Angústia, foguete, balão, amor

Nossa extremada modernidade...
Como ondas do mar vivemos agitados por ventos contrários.

Sempre a incerteza? Não há nada a respeito do que nós possamos estar certos e nos repousar? Nada a que nós possamos aquiescer?

Estamos absolutamente soltos, nisso aí? Indo e sendo levados, por aí, sem nenhum sentido além da morte certa? Colocar a certeza no ser-para-a-morte é colocar a certeza num limite. Mas o limite, propriamente, não é nada de positivo. A morte não tem em si nada de positivo. Ela apenas traça um contorno, nega, interrompe o ser. A morte não é ser, mas deixar de ser.

Somos ser-para-deixar-de-ser? E ficamos na angústia. A angústia é o sentimento intelectual a que corresponde esse nihilismo do ser que é ser negado.

Somos ser-para-deixar-de-ser? Uma resposta logo poderia ser dita: confunde-se aqui o ser com o existente. E não há entre ser e existir alguma diferença? Mas, deixemos assim essa resposta sem responder.

Em meio ao incerto, Descartes havia encontrado um porto seguro, do qual a modernidade toda, até se livrar dele também, fez um ponto de apoio, o eu-penso, o cogito. Nietzsche e Freud largaram ainda desta amarra.

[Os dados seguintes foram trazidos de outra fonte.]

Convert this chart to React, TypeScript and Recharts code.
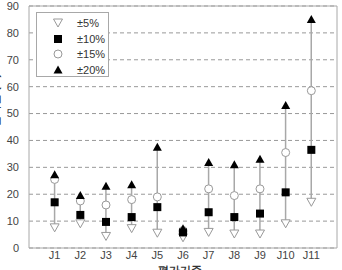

Para chegar aí, no princípio do eu-penso, Descartes parte das beiras, e vem retrocedendo. Vai cedendo ao incerto tudo aquilo que não pode, por probidade intelectual, manter agarrado consigo. Um foguete, isto poderia corresponder ao devir de um mundo-foguete, que vai largando suas partes até restar só a cápsula.

Em Spinoza, um moderno que olhava para trás e para nós, tudo se constrói intelectualmente ao inverso do devir-foguete. O certo está dado na própria beira. Não se carece de achá-lo, mas de se estar em cheio nele. Um balão, isto poderia corresponder ao devir de um mundo-balão. Que vai se enchendo até chegar na certeza plena, cheia de si, na mais certeza do amor. Estar mais certo do seu amor, como o ser enquanto tal. Do seu amar e do seu ser amado.

Amor em latim tem dois usos: como amor, substantivo, e como eu-sou-amado, voz passiva do verbo amar.

O certo em Descartes? Cogito, eu-penso.

O certo incerto na extrema modernidade? Angústia, sentimento intelectual do não-ser.

O mais certo em Spinoza? Amor, o amor-eu-ser-amado. Esse inteligir-se ser-sentimento da plenitude do ser infinito.

Voltando à questão de nossa modernidade nos seus extremos: _não há mesmo nenhuma bússola, nenhum astro que nos indique um caminho certo? A modernidade nos indicou não haver uma direção certa, um fim final e guia para tudo isso. E isso é mesmo uma maravilha. Somos andarilhos e não viajantes ou peregrinos.

Há só sertão, diria em último Guimarães Rosa, “O diabo não há! É o que digo, se for... Existe é homem humano. Travessia”. Infinito.

Pura travessia, isso é do ser andarilho. Atravessar, como se houvesse o fora do sertão, isso é do ser viajante, que vai de um lugar ao outro.

Mas, além do rumo, perdemos a fórmula do modo de ser certo e tranquilo. Ser tranquilamente um andarilho? Só no amor. E para isso, não basta puro sentir, mas também pensar muito.